> **Direction**: Transcribe every line, keeping it exact.

> **Collected data**:
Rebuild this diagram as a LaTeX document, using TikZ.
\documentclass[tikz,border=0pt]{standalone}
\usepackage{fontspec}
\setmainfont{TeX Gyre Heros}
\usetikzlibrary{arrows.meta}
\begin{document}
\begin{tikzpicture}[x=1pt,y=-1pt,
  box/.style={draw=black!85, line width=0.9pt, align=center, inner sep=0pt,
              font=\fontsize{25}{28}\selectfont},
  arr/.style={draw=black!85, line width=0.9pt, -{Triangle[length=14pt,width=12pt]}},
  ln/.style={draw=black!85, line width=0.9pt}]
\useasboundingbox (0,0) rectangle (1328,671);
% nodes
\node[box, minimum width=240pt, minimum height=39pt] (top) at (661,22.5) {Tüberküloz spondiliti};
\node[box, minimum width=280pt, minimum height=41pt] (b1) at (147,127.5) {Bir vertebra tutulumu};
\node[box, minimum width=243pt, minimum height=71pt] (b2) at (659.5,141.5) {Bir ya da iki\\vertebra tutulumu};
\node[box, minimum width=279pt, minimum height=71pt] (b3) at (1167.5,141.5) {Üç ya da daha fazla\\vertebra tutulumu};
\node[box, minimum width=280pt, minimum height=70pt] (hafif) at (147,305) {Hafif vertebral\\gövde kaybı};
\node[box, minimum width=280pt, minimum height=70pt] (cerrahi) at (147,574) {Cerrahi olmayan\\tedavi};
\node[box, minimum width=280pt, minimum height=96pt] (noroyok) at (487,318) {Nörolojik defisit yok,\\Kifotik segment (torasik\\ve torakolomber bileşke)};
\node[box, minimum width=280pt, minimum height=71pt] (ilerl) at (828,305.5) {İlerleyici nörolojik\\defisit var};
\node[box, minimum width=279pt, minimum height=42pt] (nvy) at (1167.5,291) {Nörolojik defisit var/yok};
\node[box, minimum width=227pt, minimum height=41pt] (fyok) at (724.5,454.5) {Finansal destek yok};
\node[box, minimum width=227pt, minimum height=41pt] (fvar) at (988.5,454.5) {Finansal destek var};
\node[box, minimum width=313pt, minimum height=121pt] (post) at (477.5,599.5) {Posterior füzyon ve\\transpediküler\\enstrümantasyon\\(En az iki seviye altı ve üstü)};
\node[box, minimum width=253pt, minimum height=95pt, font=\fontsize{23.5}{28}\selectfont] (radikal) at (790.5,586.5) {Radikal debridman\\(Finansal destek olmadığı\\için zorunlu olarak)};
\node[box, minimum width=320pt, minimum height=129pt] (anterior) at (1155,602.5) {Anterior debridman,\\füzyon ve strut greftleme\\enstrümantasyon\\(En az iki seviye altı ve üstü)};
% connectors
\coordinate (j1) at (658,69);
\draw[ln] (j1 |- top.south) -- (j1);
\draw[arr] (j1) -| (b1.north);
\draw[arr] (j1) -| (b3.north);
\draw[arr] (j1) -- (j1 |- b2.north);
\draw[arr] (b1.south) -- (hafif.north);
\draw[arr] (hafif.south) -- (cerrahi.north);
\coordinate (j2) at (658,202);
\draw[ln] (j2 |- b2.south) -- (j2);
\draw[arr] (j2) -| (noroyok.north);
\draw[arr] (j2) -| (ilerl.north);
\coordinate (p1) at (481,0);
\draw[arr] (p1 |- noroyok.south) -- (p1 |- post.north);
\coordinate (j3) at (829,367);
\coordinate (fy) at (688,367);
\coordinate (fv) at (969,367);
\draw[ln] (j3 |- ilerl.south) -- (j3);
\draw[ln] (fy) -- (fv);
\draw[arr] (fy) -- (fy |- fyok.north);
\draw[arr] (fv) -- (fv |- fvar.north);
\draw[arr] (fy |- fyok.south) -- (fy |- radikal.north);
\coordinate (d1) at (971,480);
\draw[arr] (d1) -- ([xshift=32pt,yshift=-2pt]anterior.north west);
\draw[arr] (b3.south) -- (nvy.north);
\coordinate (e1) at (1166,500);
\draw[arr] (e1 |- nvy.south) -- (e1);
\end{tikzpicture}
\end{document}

> **Result of the exercise**:
Rebuild this diagram as a LaTeX document, using TikZ.
\documentclass[tikz,border=0pt]{standalone}
\usepackage{fontspec}
\setmainfont{TeX Gyre Heros}
\usetikzlibrary{arrows.meta}
\begin{document}
\begin{tikzpicture}[x=1pt,y=-1pt,
  box/.style={draw=black!85, line width=0.9pt, align=center, inner sep=0pt,
              font=\fontsize{25}{28}\selectfont},
  arr/.style={draw=black!85, line width=0.9pt, -{Triangle[length=14pt,width=12pt]}},
  ln/.style={draw=black!85, line width=0.9pt}]
\useasboundingbox (0,0) rectangle (1328,671);
% nodes
\node[box, minimum width=240pt, minimum height=39pt] (top) at (661,22.5) {Tüberküloz spondiliti};
\node[box, minimum width=280pt, minimum height=41pt] (b1) at (147,127.5) {Bir vertebra tutulumu};
\node[box, minimum width=243pt, minimum height=71pt] (b2) at (659.5,141.5) {Bir ya da iki\\vertebra tutulumu};
\node[box, minimum width=279pt, minimum height=71pt] (b3) at (1167.5,141.5) {Üç ya da daha fazla\\vertebra tutulumu};
\node[box, minimum width=280pt, minimum height=70pt] (hafif) at (147,305) {Hafif vertebral\\gövde kaybı};
\node[box, minimum width=280pt, minimum height=70pt] (cerrahi) at (147,574) {Cerrahi olmayan\\tedavi};
\node[box, minimum width=280pt, minimum height=96pt] (noroyok) at (487,318) {Nörolojik defisit yok,\\Kifotik segment (torasik\\ve torakolomber bileşke)};
\node[box, minimum width=280pt, minimum height=71pt] (ilerl) at (828,305.5) {İlerleyici nörolojik\\defisit var};
\node[box, minimum width=279pt, minimum height=42pt] (nvy) at (1167.5,291) {Nörolojik defisit var/yok};
\node[box, minimum width=227pt, minimum height=41pt] (fyok) at (724.5,454.5) {Finansal destek yok};
\node[box, minimum width=227pt, minimum height=41pt] (fvar) at (988.5,454.5) {Finansal destek var};
\node[box, minimum width=313pt, minimum height=121pt] (post) at (477.5,599.5) {Posterior füzyon ve\\transpediküler\\enstrümantasyon\\(En az iki seviye altı ve üstü)};
\node[box, minimum width=253pt, minimum height=95pt, font=\fontsize{23.5}{28}\selectfont] (radikal) at (790.5,586.5) {Radikal debridman\\(Finansal destek olmadığı\\için zorunlu olarak)};
\node[box, minimum width=320pt, minimum height=129pt] (anterior) at (1155,602.5) {Anterior debridman,\\füzyon ve strut greftleme\\enstrümantasyon\\(En az iki seviye altı ve üstü)};
% connectors
\coordinate (j1) at (658,69);
\draw[ln] (j1 |- top.south) -- (j1);
\draw[arr] (j1) -| (b1.north);
\draw[arr] (j1) -| (b3.north);
\draw[arr] (j1) -- (j1 |- b2.north);
\draw[arr] (b1.south) -- (hafif.north);
\draw[arr] (hafif.south) -- (cerrahi.north);
\coordinate (j2) at (658,202);
\draw[ln] (j2 |- b2.south) -- (j2);
\draw[arr] (j2) -| (noroyok.north);
\draw[arr] (j2) -| (ilerl.north);
\coordinate (p1) at (481,0);
\draw[arr] (p1 |- noroyok.south) -- (p1 |- post.north);
\coordinate (j3) at (829,367);
\coordinate (fy) at (688,367);
\coordinate (fv) at (969,367);
\draw[ln] (j3 |- ilerl.south) -- (j3);
\draw[ln] (fy) -- (fv);
\draw[arr] (fy) -- (fy |- fyok.north);
\draw[arr] (fv) -- (fv |- fvar.north);
\draw[arr] (fy |- fyok.south) -- (fy |- radikal.north);
\coordinate (d1) at (971,480);
\draw[arr] (d1) -- ([xshift=32pt,yshift=-2pt]anterior.north west);
\draw[arr] (b3.south) -- (nvy.north);
\coordinate (e1) at (1166,500);
\draw[arr] (e1 |- nvy.south) -- (e1);
\end{tikzpicture}
\end{document}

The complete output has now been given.